De afgelopen vijf jaar heeft pater Walbert Defoort alle mogelijke dieren besprenkeld met zijn wijwaterkwast: van honden en katten tot slangen en chinchilla’s. Ook afgelopen Dierendag stond hij, ondanks het coronavirus, op het Brusselse Vossenplein om alles met een vacht, veren of schubben te zegenen.
“De kapucijnen doen dat sinds 1932 op het feest van Sint Franciscus”, vertelt hij. Franciscus van Assisi is patroonheilige van de dieren vanwege zijn hart voor dier en natuur. Dat uitte hij onder meer in zijn gebeden, zoals het wereldberoemde Zonnelied, het loflied op de schepselen.
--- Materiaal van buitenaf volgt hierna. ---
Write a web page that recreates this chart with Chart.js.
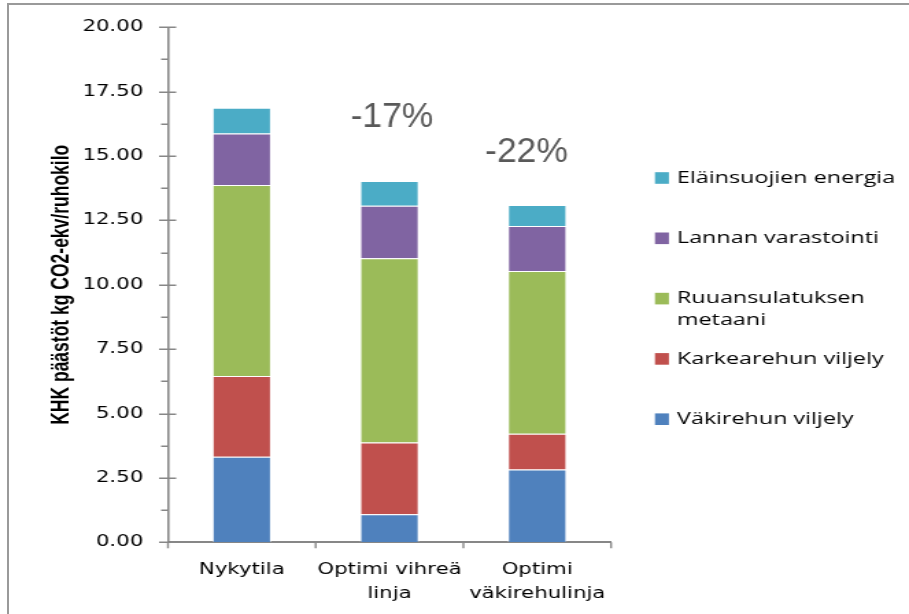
<!DOCTYPE html>
<html>
<head>
<meta charset="utf-8">
<script src="https://cdn.jsdelivr.net/npm/chart.js@4.4.0/dist/chart.umd.min.js"></script>
<style>
html, body { margin: 0; padding: 0; background: #fff; overflow: hidden; }
#frame { position: absolute; left: 7px; top: 3px; width: 940px; height: 660px; border: 2px solid #9a9a9a; box-sizing: border-box; }
/* chart is laid out narrow and stretched sideways like the original slide image */
#wrap { position: absolute; left: 0; top: 0; width: 663px; height: 614px; transform: scaleX(1.371); transform-origin: 0 0; }
</style>
</head>
<body>
<div id="frame"></div>
<div id="wrap"><canvas id="barChart" width="663" height="614"></canvas></div>
<script>
var STRETCH = 1.371;

// categories and series (kg CO2-ekv / ruhokilo)
var categories = [['Nykytila'], ['Optimi vihreä', 'linja'], ['Optimi', 'väkirehulinja']];
var vakirehu   = [3.32, 1.09, 2.83];
var karkearehu = [3.14, 2.79, 1.39];
var metaani    = [7.42, 7.15, 6.32];
var lanta      = [2.00, 2.04, 1.74];
var energia    = [1.00, 0.96, 0.82];
var seriesNames = ['Väkirehun viljely', 'Karkearehun viljely', ['Ruuansulatuksen', 'metaani'], 'Lannan varastointi', 'Eläinsuojien energia'];
var seriesColors = ['#4F81BD', '#C0504D', '#9BBB59', '#8064A2', '#4BACC6'];
var changeLabels = ['', '-17%', '-22%'];
var yTitle = 'KHK päästöt kg CO2-ekv/ruhokilo';

var seriesData = [vakirehu, karkearehu, metaani, lanta, energia];

function makeDatasets() {
    var sets = [];
    for (var i = 0; i < seriesData.length; i++) {
        var name = seriesNames[i];
        sets.push({
            label: Array.isArray(name) ? name.join(' ') : name,
            legendLines: Array.isArray(name) ? name : [name],
            data: seriesData[i],
            backgroundColor: seriesColors[i],
            borderColor: 'rgba(255,255,255,0.5)',
            borderWidth: 1,
            categoryPercentage: 0.8,
            barPercentage: 0.5
        });
    }
    return sets;
}

// axis tick marks: crossing majors, outside minors, category dividers below
var axisTicks = {
    id: 'axisTicks',
    afterDraw: function(chart) {
        var ctx = chart.ctx, ys = chart.scales.y, xs = chart.scales.x;
        var left = chart.chartArea.left, right = chart.chartArea.right, bottom = chart.chartArea.bottom;
        ctx.save();
        ctx.strokeStyle = '#878787';
        ctx.lineWidth = 1.5;
        for (var v = 0; v <= 20; v += 1.25) {
            var py = Math.round(ys.getPixelForValue(v)) + 0.25;
            var major = (v % 2.5 === 0);
            ctx.beginPath();
            ctx.moveTo(left - (major ? 6.5 : 5), py);
            ctx.lineTo(left + (major ? 6 : 0), py);
            ctx.stroke();
        }
        var n = xs.getLabels().length;
        var step = (right - left) / n;
        ctx.lineWidth = 1.4;
        for (var k = 0; k <= n; k++) {
            var px = left + k * step;
            ctx.beginPath();
            ctx.moveTo(px, bottom);
            ctx.lineTo(px, bottom + 6);
            ctx.stroke();
        }
        ctx.restore();
    }
};

// change percentages above the two optimised bars, drawn without the sideways stretch
var changeText = {
    id: 'changeText',
    afterDatasetsDraw: function(chart) {
        var ctx = chart.ctx, ys = chart.scales.y, xs = chart.scales.x;
        var dx = [0, 2.5, -10.7], dy = [0, 54, 43];
        ctx.save();
        ctx.fillStyle = '#595959';
        ctx.font = '35.5px "Liberation Sans", Arial, sans-serif';
        ctx.textAlign = 'center';
        ctx.textBaseline = 'alphabetic';
        for (var i = 0; i < changeLabels.length; i++) {
            if (!changeLabels[i]) continue;
            var total = 0;
            for (var s = 0; s < seriesData.length; s++) total += seriesData[s][i];
            var px = xs.getPixelForValue(i) + dx[i] / STRETCH;
            var py = ys.getPixelForValue(total) - dy[i];
            ctx.save();
            ctx.translate(px, py);
            ctx.scale(1 / STRETCH, 1);
            ctx.fillText(changeLabels[i], 0, 0);
            ctx.restore();
        }
        ctx.restore();
    }
};

// legend on the right, top item = top segment
var sideLegend = {
    id: 'sideLegend',
    afterDraw: function(chart) {
        var ctx = chart.ctx;
        var sets = chart.data.datasets;
        var boxX = 477.7, textX = 493.8, y0 = 178, gap = 60.3;
        ctx.save();
        ctx.font = '17px "Open Sans", sans-serif';
        ctx.fillStyle = '#000';
        ctx.textAlign = 'left';
        ctx.textBaseline = 'middle';
        for (var i = 0; i < sets.length; i++) {
            var ds = sets[sets.length - 1 - i];
            var cy = y0 + i * gap;
            ctx.fillStyle = ds.backgroundColor;
            ctx.fillRect(boxX, cy - 5.8, 10.2, 11.6);
            ctx.fillStyle = '#000';
            for (var l = 0; l < ds.legendLines.length; l++) {
                ctx.fillText(ds.legendLines[l], textX, cy + l * 22);
            }
        }
        ctx.restore();
    }
};

var ctx = document.getElementById('barChart').getContext('2d');
var chart = new Chart(ctx, {
    type: 'bar',
    data: {
        labels: categories,
        datasets: makeDatasets()
    },
    options: {
        responsive: false,
        animation: false,
        events: [],
        layout: { padding: { left: 35, top: 27.3, right: 217.3, bottom: 0 } },
        plugins: {
            legend: { display: false },
            tooltip: { enabled: false }
        },
        scales: {
            x: {
                stacked: true,
                grid: { display: false, drawTicks: false },
                border: { display: true, color: '#878787', width: 2 },
                ticks: {
                    color: '#000',
                    padding: 16,
                    maxRotation: 0,
                    autoSkip: false,
                    font: { family: '"DejaVu Sans", Verdana, sans-serif', size: 15.5, lineHeight: 1.55 }
                },
                afterFit: function(scale) { scale.height = 71.7; }
            },
            y: {
                stacked: true,
                min: 0,
                max: 20,
                grid: { display: false, drawTicks: false },
                border: { display: true, color: '#878787', width: 1.6 },
                ticks: {
                    stepSize: 2.5,
                    color: '#000',
                    padding: 18,
                    font: { family: '"DejaVu Sans", Verdana, sans-serif', size: 15.5 },
                    callback: function(v) { return Number(v).toFixed(2); }
                },
                title: {
                    display: true,
                    text: yTitle,
                    color: '#000',
                    padding: 0,
                    font: { family: '"Liberation Sans Narrow", "Liberation Sans", sans-serif', size: 17.5, weight: 'bold', lineHeight: 1.2 }
                },
                afterFit: function(scale) { scale.width = 87.5; }
            }
        }
    },
    plugins: [axisTicks, changeText, sideLegend]
});
</script>
</body>
</html>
Pater Defoort schenkt tijdens de dierenzegening ook aandacht aan de heilige Franciscus. “Gewoonlijk begin ik met een gebed van Franciscus”, zegt hij.
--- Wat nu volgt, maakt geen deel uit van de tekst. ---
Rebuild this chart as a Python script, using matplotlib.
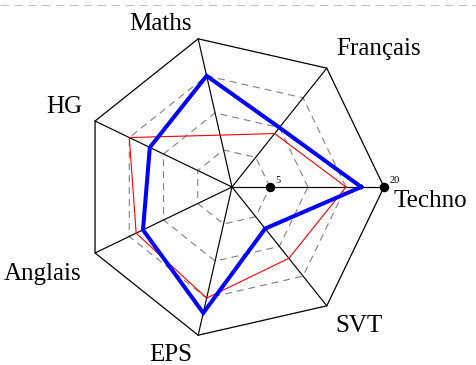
import numpy as np
import matplotlib
matplotlib.use('Agg')
import matplotlib.pyplot as plt
from matplotlib.lines import Line2D

matieres = ['Techno', 'Français', 'Maths', 'HG', 'Anglais', 'EPS', 'SVT']
notes_rouge = [15, 9, 7, 15, 14, 15, 12]
notes_bleu = [17, 10, 15, 12, 13, 17, 7]
niveaux = [5, 10, 15]
note_max = 20
reperes = [5, 20]

# placement des noms (decalage en pixels, alignement horizontal)
decalages = {
    'Techno': (10, 20, 'left'),
    'Français': (9, -13, 'left'),
    'Maths': (-6, -9, 'right'),
    'HG': (-13, -8, 'right'),
    'Anglais': (-14, 27, 'right'),
    'EPS': (-6, 26, 'right'),
    'SVT': (9, 26, 'left'),
}

plt.rcParams['lines.scale_dashes'] = False
serif = ['Liberation Serif', 'DejaVu Serif']

fig = plt.figure(figsize=(4.77, 3.65), dpi=100)
ax = fig.add_axes([0, 0, 1, 1])
ax.axis('off')

# centre du radar a (232, 187) px, rayon 152 px pour 20
k = note_max / 152
ax.set_xlim(-232 * k, (477 - 232) * k)
ax.set_ylim(-(365 - 187) * k, 187 * k)

n = len(matieres)
angles = np.arange(n) * 2 * np.pi / n
ux = np.cos(angles)
uy = np.sin(angles)


def ferme(v):
    return np.append(v, v[0])


for niv in niveaux:
    ax.plot(ferme(niv * ux), ferme(niv * uy), color='#808080', lw=0.8,
            dashes=(5, 3.6), zorder=1)

for i in range(n):
    ax.plot([0, note_max * ux[i]], [0, note_max * uy[i]], color='black', lw=0.85, zorder=2)
ax.plot(ferme(note_max * ux), ferme(note_max * uy), color='black', lw=0.9, zorder=2)

r = np.array(notes_rouge)
ax.plot(ferme(r * ux), ferme(r * uy), color='red', lw=0.8, zorder=3)
b = np.array(notes_bleu)
ax.plot(ferme(b * ux), ferme(b * uy), color='blue', lw=2.9, zorder=4,
        solid_joinstyle='miter')

for v in reperes:
    ax.plot(v, 0, 'o', color='black', ms=5.8, zorder=5)
    ax.annotate(str(v), xy=(v, 0), xytext=(5.5 * 0.72, 4.5 * 0.72),
                textcoords='offset points', ha='left', va='baseline',
                fontsize=7.5, family=serif)

for i, m in enumerate(matieres):
    dx, dy, ha = decalages[m]
    ax.annotate(m, xy=(note_max * ux[i], note_max * uy[i]),
                xytext=(dx * 0.72, -dy * 0.72), textcoords='offset points',
                ha=ha, va='baseline', fontsize=18, family=serif)

# ligne pointillee en haut de page
y_haut = 1 - 4.5 / 365
fig.add_artist(Line2D([0, 1], [y_haut, y_haut], transform=fig.transFigure,
                      color='#c0c0c0', lw=0.8, dashes=(6, 4)))

fig.savefig('out.png', dpi=100)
Gezelschapsdieren zijn voor veel mensen belangrijk, meent pater Defoort: “Ik denk dat veel eenzame, vaak oudere of zieke mensen veel waarde hechten aan hun dier. Met een dier bestrijden ze de eenzaamheid.”
De dierenzegening op het Vossenplein is ook een sociaal gebeuren. “Ontmoeting is een belangrijk onderdeel van de zegening”, legt Defoort uit. “De samengekomen mensen maken kennis met elkaar aan de hand van hun dieren. Ze stellen elkaar vragen en vertellen verhalen. Op die manier brengen huisdieren mensen samen.”
De mensen laten pater Defoort hun huisdier zegenen voor bescherming en voorspoed. “Zegenen komt van benedicere, ‘het goede zeggen’”, legt Defoort uit. “Met de zegen wens ik namens God al het goede aan de dieren en de mensen.”
De dierenzegening wordt jaarlijks druk bezocht: volgens Defoort komen mensen zelfs vanuit Nederland naar Brussel om hun dier te laten zegenen. De zegening mocht ondanks de coronamaatregelen dit jaar doorgaan, maar weliswaar met veel minder dierenliefhebbers.
Ook bij de zegening werd de veiligheid in acht gehouden. “De honden hoefden geen mondkapje te dragen”, grapt Defoort, “maar de mensen wel.”